Buy people books and they just eat 'em.


----------



## TwoTone (Jul 5, 2011)

This From Bionicon USA C-Guide Chainguide


----------



## nyckylim (Apr 12, 2012)

I use a rubber tube to wrap around my chainstay


----------



## big terry (Apr 22, 2012)

50 bucks for that bionicon, or a free old tube to wrap around the chainstay...hmmm.....


----------



## AndrwSwitch (Nov 8, 2007)

Actually I can see an argument for a guide like that. Seems like on bikes that are ridden on particular rough terrain, especially FS bikes with the chainstay flying all over the place, a little help to keep the chain on the right route wouldn't be such a bad thing. For those of us who don't usually drop more than 2', maybe overkill. And my inner tube is working fine.


----------



## TwoTone (Jul 5, 2011)

big terry said:


> 50 bucks for that bionicon, or a free old tube to wrap around the chainstay...hmmm.....


Don't knock it until you try it. I've had inner tubes wrapped around my chainstay for years, you still get the noise and the slap, you're just protecting the frame.

After riding my Specialized with the dangler, the first thing I did after ordering my new Tallboy was order a Bionicon for it. It does make a difference.


----------



## jeffscott (May 10, 2006)

TwoTone said:


> This From Bionicon USA C-Guide Chainguide


Note the rider is in second chain ring and the RD is in a relatively slack position.


----------



## TwoTone (Jul 5, 2011)

jeffscott said:


> Note the rider is in second chain ring and the RD is in a relatively slack position.


 Someone could have shown me this and I would have the same reaction, but I'm basing my recommendation from riding my Specialized with basically the same thing, not the video. I'm actually amazed at how well the dangler worked on my bike worked.


----------



## megusta (Jun 19, 2012)

your chain is going to slap your frame no matter what, what you can do is buy a sleve that goes on the frame and reduces the chain noise and protects your frame, look them up at pricepoint.


----------



## MikeBurnsie (Jan 19, 2011)

I have the bionicon and like it alot. To me it was well worth the $50 I paid. Simple, yet very effective.


----------



## JoePAz (May 7, 2012)

looks to me like extra drag on the chain. More drag = less efficient in getting power to the ground. I can see how it may work to limit chain slap, but you are going to pay a little each pedal stroke. Plus you are putting wear surface on the outside of the chain. Overtime that will wear it down. Not saying it will cause it to fail, but it is more wear.


----------



## AndrwSwitch (Nov 8, 2007)

Drag, I can see.
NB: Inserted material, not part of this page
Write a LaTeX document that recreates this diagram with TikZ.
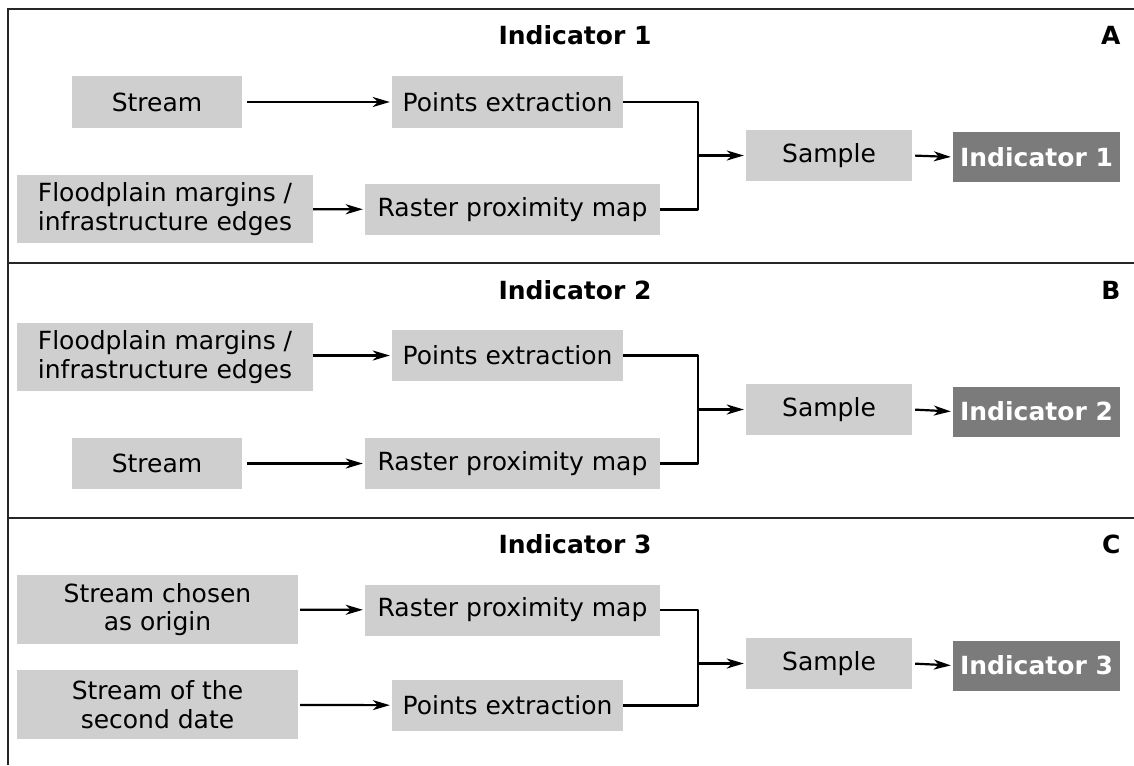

So I won't be putting it on my XC race bike.  I don't think that a little wear from metal-on-plastic on the outside of the chain matters, though. It's wear between the link plates and the pins that kills them.


----------



## jeffscott (May 10, 2006)

AndrwSwitch said:


> Drag, I can see. So I won't be putting it on my XC race bike.  I don't think that a little wear from metal-on-plastic on the outside of the chain matters, though. It's wear between the link plates and the pins that kills them.


I get a picture of the thing full of mud and grass with a little sand mixed in...ooouch.


----------



## AndrwSwitch (Nov 8, 2007)

Ooh, good point.

So not on my CX race bike either.


----------



## TwoTone (Jul 5, 2011)

jeffscott said:


> I get a picture of the thing full of mud and grass with a little sand mixed in...ooouch.


LOL from the guy that's going to feel the drag from this thing


----------



## MikeBurnsie (Jan 19, 2011)

I've had nothing but good success using it. Time will tell. To the OP, the c guide pretty much eliminates chain slap. Is there a price to be paid in pedaling efficiency? If there is it's gonna be insignificant. I've never noticed any crud build up in mine. I would imagine if there was it wouldn't be there very long as the chain would probably carry debris out as it passes thru. It does what it was intended to do, and it's worked very well for me.


----------